PHOTO: Canada’s Karli Johansen goes stride for stride with a Chinese player at the 2015 Hockey World League Semifinal (Courtesy of FIH)
The 19th ranked Canadian women’s field hockey team taking on 5th ranked China in the Hawke’s Bay Cup quarterfinal Thursday (5:15pm PT/8:15pm ET; hockeynz.co.nz/video) might – in some circles – be touted a David versus Goliath match-up.
But don’t tell Canada’s women that. They won’t believe you.
The Canadian women are coming off one of their biggest wins in recent history: a 2-1 come-from-behind triumph over Korea, the world’s eighth ranked team.
It’s just the latest endorsement for a team that has had increasing belief in itself for some time now.
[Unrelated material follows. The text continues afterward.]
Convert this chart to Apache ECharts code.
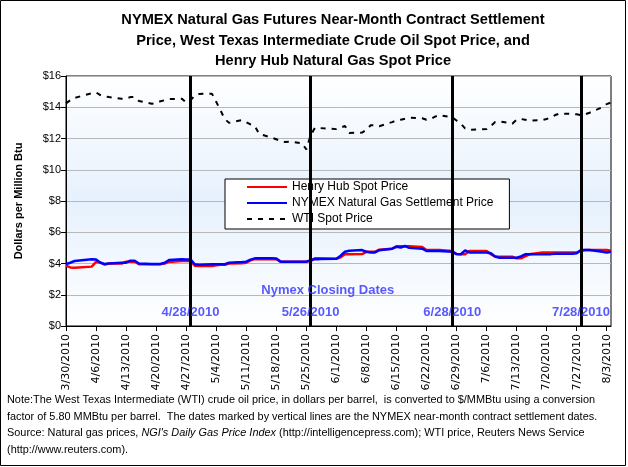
<!DOCTYPE html>
<html>
<head>
<meta charset="utf-8">
<script src="https://cdn.jsdelivr.net/npm/echarts@6/dist/echarts.min.js"></script>
<style>
html,body{margin:0;padding:0;background:#fff;}
#chart{width:628px;height:467px;}
</style>
</head>
<body>
<div id="chart"></div>
<script>
// Trading dates (2010)
const tradeDates = [
 '3/30/2010','3/31/2010','4/1/2010',
 '4/5/2010','4/6/2010','4/7/2010','4/8/2010','4/9/2010',
 '4/12/2010','4/13/2010','4/14/2010','4/15/2010','4/16/2010',
 '4/19/2010','4/20/2010','4/21/2010','4/22/2010','4/23/2010',
 '4/26/2010','4/27/2010','4/28/2010','4/29/2010','4/30/2010',
 '5/3/2010','5/4/2010','5/5/2010','5/6/2010','5/7/2010',
 '5/10/2010','5/11/2010','5/12/2010','5/13/2010','5/14/2010',
 '5/17/2010','5/18/2010','5/19/2010','5/20/2010','5/21/2010',
 '5/24/2010','5/25/2010','5/26/2010','5/27/2010','5/28/2010',
 '6/1/2010','6/2/2010','6/3/2010','6/4/2010',
 '6/7/2010','6/8/2010','6/9/2010','6/10/2010','6/11/2010',
 '6/14/2010','6/15/2010','6/16/2010','6/17/2010','6/18/2010',
 '6/21/2010','6/22/2010','6/23/2010','6/24/2010','6/25/2010',
 '6/28/2010','6/29/2010','6/30/2010','7/1/2010','7/2/2010',
 '7/6/2010','7/7/2010','7/8/2010','7/9/2010',
 '7/12/2010','7/13/2010','7/14/2010','7/15/2010','7/16/2010',
 '7/19/2010','7/20/2010','7/21/2010','7/22/2010','7/23/2010',
 '7/26/2010','7/27/2010','7/28/2010','7/29/2010','7/30/2010',
 '8/2/2010','8/3/2010','8/4/2010'
];
const wti = [
 14.25,14.45,14.6,
 14.9,14.95,14.78,14.7,14.65,
 14.55,14.55,14.65,14.65,14.4,
 14.22,14.28,14.38,14.45,14.52,
 14.55,14.3,14.45,14.75,14.85,
 14.87,14.35,13.8,13.25,13.0,
 13.18,13.05,12.9,12.8,12.3,
 12.05,11.95,11.85,11.78,11.8,
 11.7,11.3,12.2,12.68,12.67,
 12.6,12.7,12.8,12.35,
 12.38,12.55,12.85,12.85,12.78,
 13.05,13.15,13.2,13.27,13.33,
 13.3,13.2,13.25,13.4,13.5,
 13.35,13.15,12.95,12.65,12.55,
 12.6,12.8,13.05,13.1,
 12.95,13.2,13.25,13.2,13.14,
 13.18,13.25,13.35,13.5,13.6,
 13.57,13.55,13.5,13.55,13.65,
 14.0,14.2,14.3
];
const henryHub = [
 3.86,3.75,3.73,
 3.8,4.1,4.08,3.93,4.0,
 4.0,4.12,4.12,4.12,3.96,
 3.96,3.96,3.96,4.0,4.1,
 4.16,4.16,4.16,3.86,3.84,
 3.84,3.88,3.92,3.92,4.0,
 4.02,4.05,4.2,4.28,4.28,
 4.28,4.28,4.12,4.12,4.12,
 4.12,4.12,4.15,4.33,4.33,
 4.3,4.4,4.59,4.59,
 4.6,4.75,4.75,4.75,4.88,
 4.95,5.1,5.1,5.1,5.1,
 5.05,4.86,4.86,4.86,4.86,
 4.8,4.6,4.59,4.59,4.8,
 4.8,4.6,4.43,4.43,
 4.43,4.33,4.33,4.45,4.59,
 4.71,4.71,4.71,4.71,4.71,
 4.71,4.71,4.8,4.86,4.86,
 4.86,4.86,4.82
];
const nymex = [
 3.97,4.05,4.16,
 4.27,4.25,4.05,3.97,4.0,
 4.05,4.05,4.18,4.18,4.0,
 3.97,3.97,3.97,4.05,4.22,
 4.27,4.26,4.26,3.95,3.92,
 3.95,3.96,3.96,3.96,4.05,
 4.1,4.12,4.25,4.33,4.33,
 4.33,4.32,4.12,4.12,4.12,
 4.12,4.12,4.22,4.28,4.28,
 4.3,4.5,4.75,4.82,
 4.86,4.75,4.71,4.71,4.85,
 4.95,5.07,5.02,5.12,5.0,
 4.95,4.8,4.8,4.8,4.8,
 4.75,4.6,4.59,4.84,4.71,
 4.71,4.65,4.45,4.37,
 4.37,4.37,4.45,4.59,4.59,
 4.59,4.6,4.6,4.62,4.62,
 4.62,4.65,4.86,4.86,4.86,
 4.75,4.7,4.75
];
const closingDates = ['4/28/2010','5/26/2010','6/28/2010','7/28/2010'];
const yTicks = [0,2,4,6,8,10,12,14,16];

// calendar-day categories for the x axis
const categories = [];
(function(){
  const d = new Date(2010, 2, 30);
  for (let i = 0; i < 128; i++) {
    categories.push((d.getMonth()+1) + '/' + d.getDate() + '/' + d.getFullYear());
    d.setDate(d.getDate()+1);
  }
})();

const pair = arr => tradeDates.map((t,i) => [t, arr[i]]);
const FONT = 'Liberation Sans, Arial, sans-serif';
const BLUE_TXT = '#2f2fff';

const chart = echarts.init(document.getElementById('chart'), null, {renderer:'canvas'});
chart.setOption({
  animation: false,
  backgroundColor: '#fff',
  textStyle: {fontFamily: FONT},
  title: {
    text: 'NYMEX Natural Gas Futures Near-Month Contract Settlement\nPrice, West Texas Intermediate Crude Oil Spot Price, and\nHenry Hub Natural Gas Spot Price',
    left: 328, top: 5, textAlign: 'center',
    textStyle: {fontFamily: FONT, fontSize: 14.6, fontWeight: 'bold', color: '#000', lineHeight: 20.5}
  },
  grid: {
    left: 66, right: 17, top: 76, bottom: 141,
    show: true, borderColor: '#000', borderWidth: 1,
    backgroundColor: new echarts.graphic.LinearGradient(0,0,0,1,[
      {offset:0, color:'#ffffff'},{offset:0.5, color:'#e6f1fd'},{offset:1, color:'#ffffff'}
    ])
  },
  legend: {
    orient: 'vertical', left: 225, top: 179,
    backgroundColor: '#fff', borderColor: '#000', borderWidth: 1,
    padding: [2, 16, 4, 21], itemGap: 4, itemWidth: 40, itemHeight: 13,
    itemStyle: {opacity: 0},
    textStyle: {fontFamily: FONT, fontSize: 12, color: '#000'},
    data: ['Henry Hub Spot Price', 'NYMEX Natural Gas Settlement Price', 'WTI Spot Price']
  },
  xAxis: {
    type: 'category', boundaryGap: false, data: categories,
    axisLine: {lineStyle: {color: '#000', width: 1}},
    axisTick: {show: true, interval: i => i % 7 === 0, length: 5, lineStyle: {color:'#000'}},
    axisLabel: {interval: i => i % 7 === 0, rotate: 90, fontSize: 11, color: '#000', margin: 8, fontFamily: 'DejaVu Sans, sans-serif'},
    splitLine: {show: false}
  },
  yAxis: {
    type: 'value', min: 0, max: 16, interval: 2,
    name: 'Dollars per Million Btu', nameLocation: 'middle', nameGap: 42,
    nameTextStyle: {fontFamily: FONT, fontSize: 11, fontWeight: 'bold', color: '#000'},
    axisLine: {show: true, lineStyle: {color: '#000'}},
    axisTick: {show: true, length: 5, lineStyle: {color: '#000'}},
    axisLabel: {formatter: v => yTicks.indexOf(v) >= 0 ? '$' + v : '', fontSize: 11, color: '#000', margin: 5, fontFamily: FONT},
    splitLine: {show: true, lineStyle: {color: '#b8b8b8', width: 1}}
  },
  series: [
    {
      name: 'WTI Spot Price', type: 'line', data: pair(wti), showSymbol: false, symbol: 'none',
      connectNulls: true,
      lineStyle: {color: '#000', width: 2, type: [5, 6]}, itemStyle: {color: '#000'}, z: 3
    },
    {
      name: 'Henry Hub Spot Price', type: 'line', data: pair(henryHub), showSymbol: false, symbol: 'none',
      lineStyle: {color: '#ff0000', width: 2.5}, itemStyle: {color: '#ff0000'}, z: 3
    },
    {
      name: 'NYMEX Natural Gas Settlement Price', type: 'line', data: pair(nymex), showSymbol: false, symbol: 'none',
      lineStyle: {color: '#0000ff', width: 2.5}, itemStyle: {color: '#0000ff'}, z: 4,
      markLine: {
        silent: true, symbol: ['none','none'], animation: false,
        lineStyle: {color: '#000', width: 3, type: 'solid'},
        label: {show: false},
        data: closingDates.map(d => ({xAxis: d}))
      }
    },
    {
      name: 'labels', type: 'scatter', symbolSize: 0, silent: true, z: 6,
      data: closingDates.map(d => ({value: [d, 0.88], label: {formatter: d}})).concat([
        {value: ['5/30/2010', 2.3], label: {formatter: 'Nymex Closing Dates'}}
      ]),
      label: {show: true, position: 'inside', color: BLUE_TXT, fontSize: 13, fontWeight: 'bold', fontFamily: FONT}
    }
  ],
  graphic: [
    {type: 'rect', shape: {x: 0.5, y: 0.5, width: 625, height: 465}, style: {fill: 'none', stroke: '#000', lineWidth: 1}, silent: true, z: 100},
    {
      type: 'text', left: 7, top: 392, silent: true,
      style: {
        text: 'Note:The West Texas Intermediate (WTI) crude oil price, in dollars per barrel,  is converted to $/MMBtu using a conversion\nfactor of 5.80 MMBtu per barrel.  The dates marked by vertical lines are the NYMEX near-month contract settlement dates.\nSource: Natural gas prices, {i|NGI\'s Daily Gas Price Index} (http://intelligencepress.com); WTI price, Reuters News Service\n(http://www.reuters.com).',
        font: '10.9px ' + FONT, fill: '#000', lineHeight: 16.5,
        rich: {i: {fontStyle: 'italic', fontSize: 10.9, fontFamily: FONT, lineHeight: 16.5}}
      }
    }
  ]
});
</script>
</body>
</html>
“The way that we’ve been playing and improving – even over the past year – we’ve felt really confident in how we’re doing,” says veteran defender Danielle Hennig from New Zealand. “We know that we’re just on the brink of a lot more successes.”
The hope is that comes in a big way on Thursday in New Zealand in the form of an upset victory over China.
It’s a tall order, but the Canadians are familiar with the Chinese and brimming with confidence.
“We played them at World League in Valencia,” adds Hennig. “We actually had a pretty good game against them.”
The Chinese ended up winning the game 3-0, but Hennig and the Women’s National Team are not concerned with the result. It’s matches like that one and recent tests against top teams that have them playing the best hockey they have as a group.
The women were in San Diego earlier this year for a test series against the seventh ranked United States, a team that is headed to the 2016 Olympic Games.
They then faced the fourth ranked New Zealand Blacksticks – who are also headed to the Rio Games – in two test matches prior to the Hawke’s Bay Cup, where they have played Korea, Japan, and Australia: all Olympic teams.
“Leading up to this it was like we’re almost there and we never really had the outright success on the scoreboard even though everything else, like the processes and our other measures of success, were showing we’re improving and we’re doing well,” Hennig says of the long-term lead up to the Hawke’s Bay Cup. “It’s kind of nice to have that validation on the scoreboard as well.”
That validation – the win against Korea – is something that has been a long time coming. But it’s already in the past and the women are looking ahead the their next chance – the quarterfinal against China – at proving that more of the same is on the way.
“They’re a fairly quick counterattacking team but we’re fairly aware of their style of play now, so we feel pretty confident going into our quarterfinal.”